A Death in Chelsea by Lynn Brittney, the second in the Mayfair 100 Murder Mystery series, named for the telephone number 100 Mayfair for the crime-fighting group based in Mayfair in 1915.
I read Murder in Belgravia, the first in the series last year and enjoyed it. Chief Inspector Peter Beech has assembled an unusual team that (gasp!) includes women.
A society gossip columnist has been found hanged in her room. The death isn't a suicide, as first suspected, and the fact that Adeline Treborne's defamatory and scandalous column has maligned some wealthy and powerful people means that the suspects are plentiful.

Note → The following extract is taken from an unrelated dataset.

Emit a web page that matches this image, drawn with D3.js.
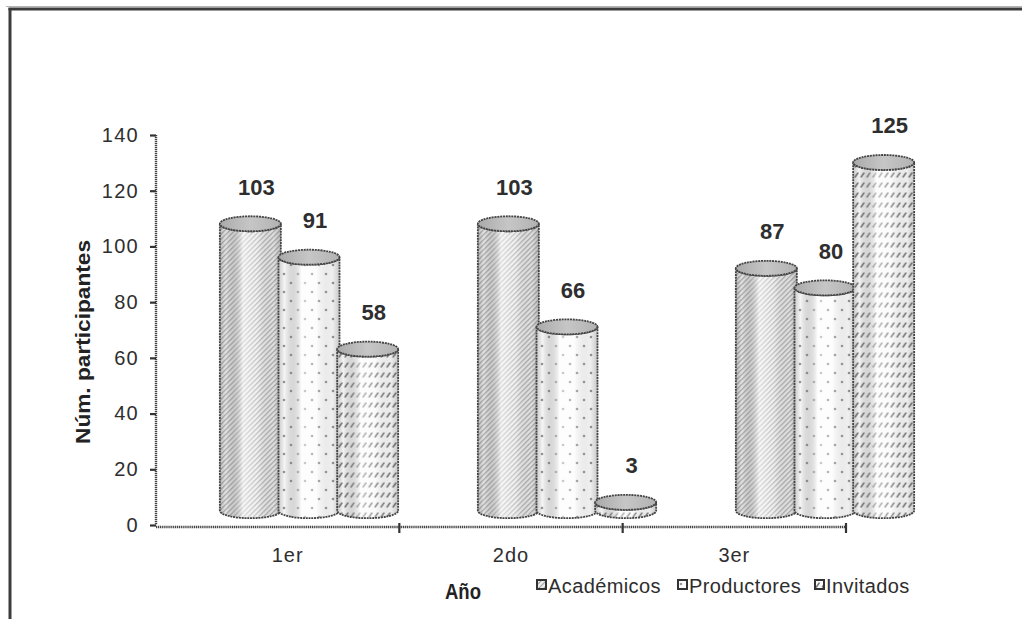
<!DOCTYPE html>
<html>
<head>
<meta charset="utf-8">
<script src="https://cdn.jsdelivr.net/npm/d3@7/dist/d3.min.js"></script>
<style>
  html, body { margin: 0; padding: 0; background: #fff; }
  svg { display: block; font-family: Arial, "Liberation Sans", sans-serif; }
</style>
</head>
<body>
<svg id="chart" width="1022" height="619"></svg>
<script>
// Participants per year and group
const years = ["1er", "2do", "3er"];
const groups = ["Académicos", "Productores", "Invitados"];
const academicos = [103, 103, 87];
const productores = [91, 66, 80];
const invitados = [58, 3, 125];
const yTicks = [0, 20, 40, 60, 80, 100, 120, 140];
const yTitle = "Núm. participantes";
const xTitle = "Año";

const seriesValues = [academicos, productores, invitados];

const svg = d3.select("#chart");
const defs = svg.append("defs");
const textColor = "#2e2e2e";

// ---- fill patterns for each group ----
const pHatch = defs.append("pattern").attr("id", "pat-0")
  .attr("patternUnits", "userSpaceOnUse").attr("width", 5).attr("height", 5);
pHatch.append("rect").attr("width", 5).attr("height", 5).attr("fill", "#ededed");
pHatch.append("path").attr("d", "M-1,1 l2,-2 M0,5 l5,-5 M4,6 l2,-2")
  .attr("stroke", "#a6a6a6").attr("stroke-width", 1.2);

const pDots = defs.append("pattern").attr("id", "pat-1")
  .attr("patternUnits", "userSpaceOnUse").attr("width", 14).attr("height", 18);
pDots.append("rect").attr("width", 14).attr("height", 18).attr("fill", "#fcfcfc");
pDots.append("circle").attr("cx", 3).attr("cy", 4).attr("r", 1.3).attr("fill", "#999");
pDots.append("circle").attr("cx", 10).attr("cy", 13).attr("r", 1.3).attr("fill", "#999");

const pDash = defs.append("pattern").attr("id", "pat-2")
  .attr("patternUnits", "userSpaceOnUse").attr("width", 6).attr("height", 10);
pDash.append("rect").attr("width", 6).attr("height", 10).attr("fill", "#fafafa");
pDash.append("path").attr("d", "M1.4,7 L4.2,3")
  .attr("stroke", "#777").attr("stroke-width", 1.5).attr("stroke-linecap", "round");

// cylinder shading
const shade = defs.append("linearGradient").attr("id", "shade")
  .attr("x1", "0%").attr("x2", "100%").attr("y1", "0%").attr("y2", "0%");
[[0, "#000", 0.2], [0.1, "#000", 0.03], [0.38, "#fff", 0.55], [0.62, "#fff", 0.2],
 [0.88, "#000", 0.05], [1, "#000", 0.2]].forEach(([o, c, a]) =>
  shade.append("stop").attr("offset", o).attr("stop-color", c).attr("stop-opacity", a));

const capGrad = defs.append("linearGradient").attr("id", "cap")
  .attr("x1", "0%").attr("x2", "100%").attr("y1", "0%").attr("y2", "0%");
[[0, "#aaaaaa"], [0.5, "#c6c6c6"], [1, "#b2b2b2"]].forEach(([o, c]) =>
  capGrad.append("stop").attr("offset", o).attr("stop-color", c));

// ---- frame ----
svg.append("line").attr("x1", 6).attr("x2", 1022).attr("y1", 6.5).attr("y2", 6.5)
  .attr("stroke", "#b5b5b5").attr("stroke-width", 1);
svg.append("line").attr("x1", 8.5).attr("x2", 1022).attr("y1", 9).attr("y2", 9)
  .attr("stroke", "#3c3c3c").attr("stroke-width", 3);
svg.append("line").attr("x1", 10).attr("x2", 10).attr("y1", 8).attr("y2", 619)
  .attr("stroke", "#3c3c3c").attr("stroke-width", 3);

// ---- scales ----
const y = d3.scaleLinear().domain([0, 140]).range([525, 135]);
const xAxisBand = d3.scaleBand().domain(years).range([176, 846]);
const xBars = d3.scaleBand().domain(years).range([180, 954]);
const xSub = d3.scaleBand().domain(groups).range([-88, 88]);

// depth offset of the bars relative to the front axis plane
const depthY = -14.3;
const barW = 61;
const ry = 7.5;

// ---- axes ----
const yAxis = svg.append("g").attr("transform", "translate(156,0)")
  .call(d3.axisLeft(y).tickValues(yTicks).tickSize(6).tickPadding(11));
yAxis.select(".domain").attr("stroke", "#444").attr("stroke-width", 2.4)
  .attr("stroke-dasharray", "1.2,0.8").attr("d", `M0,${y(140)}V${y(0)}`);
yAxis.selectAll(".tick line").attr("stroke", "#333").attr("stroke-width", 2.2);
yAxis.selectAll(".tick text").attr("fill", textColor).attr("font-size", 20)
  .attr("letter-spacing", 1.3)
  .attr("font-family", "Arial, 'Liberation Sans', sans-serif");

const xAxisG = svg.append("g");
xAxisG.append("line").attr("x1", 156).attr("x2", xAxisBand.range()[1])
  .attr("y1", y(0) + 2).attr("y2", y(0) + 2)
  .attr("stroke", "#444").attr("stroke-width", 2.6).attr("stroke-dasharray", "1.2,0.7");
const boundaries = years.slice(1).map(d => xAxisBand(d)).concat([xAxisBand.range()[1]]);
xAxisG.selectAll("line.tk").data(boundaries).join("line").attr("class", "tk")
  .attr("x1", d => d).attr("x2", d => d)
  .attr("y1", y(0) - 2).attr("y2", y(0) + 8)
  .attr("stroke", "#333").attr("stroke-width", 2.2);
xAxisG.selectAll("text").data(years).join("text")
  .attr("x", d => xAxisBand(d) + xAxisBand.bandwidth() / 2)
  .attr("y", 562)
  .attr("text-anchor", "middle").attr("font-size", 20).attr("fill", textColor)
  .attr("letter-spacing", 1)
  .text(d => d);

// axis titles
svg.append("text")
  .attr("transform", `translate(90,${(y(140) + y(0)) / 2 + 12}) rotate(-90)`)
  .attr("text-anchor", "middle").attr("font-size", 21).attr("font-weight", "bold")
  .attr("fill", "#222").attr("textLength", 204).attr("lengthAdjust", "spacingAndGlyphs")
  .text(yTitle);
svg.append("text").attr("x", 445).attr("y", 599)
  .attr("font-size", 22).attr("font-weight", "bold").attr("fill", "#222")
  .attr("textLength", 36).attr("lengthAdjust", "spacingAndGlyphs")
  .text(xTitle);

// ---- cylinders ----
const bars = [];
years.forEach((yr, i) => {
  groups.forEach((g, j) => {
    bars.push({ year: yr, group: g, gi: j, value: seriesValues[j][i] });
  });
});

const barG = svg.append("g");
const cyl = barG.selectAll("g.cyl").data(bars).join("g").attr("class", "cyl")
  .attr("transform", d => {
    const cx = xBars(d.year) + xBars.bandwidth() / 2 + xSub(d.group) + xSub.bandwidth() / 2;
    return `translate(${cx},0)`;
  });

function bodyPath(d) {
  const rx = barW / 2;
  const top = y(d.value) + depthY;
  const base = y(0) + depthY;
  return `M${-rx},${top} L${-rx},${base} A${rx},${ry} 0 0 0 ${rx},${base} L${rx},${top} A${rx},${ry} 0 0 1 ${-rx},${top} Z`;
}

cyl.append("path").attr("d", bodyPath).attr("fill", d => `url(#pat-${d.gi})`);
cyl.append("path").attr("d", bodyPath).attr("fill", "url(#shade)");
cyl.append("path").attr("d", bodyPath).attr("fill", "none")
  .attr("stroke", "#444").attr("stroke-width", 1.8).attr("stroke-dasharray", "2,0.8");
cyl.append("ellipse")
  .attr("cx", 0).attr("cy", d => y(d.value) + depthY)
  .attr("rx", barW / 2).attr("ry", ry)
  .attr("fill", "url(#cap)").attr("stroke", "#444").attr("stroke-width", 1.8)
  .attr("stroke-dasharray", "2,0.8");

// value labels
cyl.append("text")
  .attr("x", 6).attr("y", d => y(d.value) + depthY - 29)
  .attr("text-anchor", "middle").attr("font-size", 22).attr("font-weight", "bold")
  .attr("fill", textColor)
  .text(d => d.value);

// ---- legend ----
const legendX = [537, 678, 815];
const leg = svg.append("g").selectAll("g").data(groups).join("g")
  .attr("transform", (d, i) => `translate(${legendX[i]},580)`);
leg.append("rect").attr("x", 0).attr("y", 0).attr("width", 9).attr("height", 9)
  .attr("fill", (d, i) => `url(#pat-${i})`).attr("stroke", "#333").attr("stroke-width", 2);
leg.append("text").attr("x", 11).attr("y", 13)
  .attr("font-size", 20).attr("fill", textColor).attr("letter-spacing", 0.4)
  .text(d => d);
</script>
</body>
</html>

This book has the same strengths and weaknesses as the first book: an interesting plot and well-researched details...and characters who are a bit too good to be true.
Nevertheless, it was entertaining, and I would read the next in the series.
Historical Mystery. March 14, 2019. Print length: 326 pages.
Written in 1977 and set in 1804, At Dark of the Moon has a little espionage and a little romance.
from description: It had changed her life overnight. From her drab, unpromising post as governess, lovely Emma Harcourt was catapulted into a daring scheme of espionage. Suddenly she was an actress posing as the wife of Rupert Wynford, a perfect stranger.
I'm a bit of a sucker for governess novels, and this was a light, quick read. On the other hand, it does feel old-fashioned and formulaic, not nearly as interesting as the blurb made it sound.
Historical Fiction. March 10, 2019. Print length: 352 pages.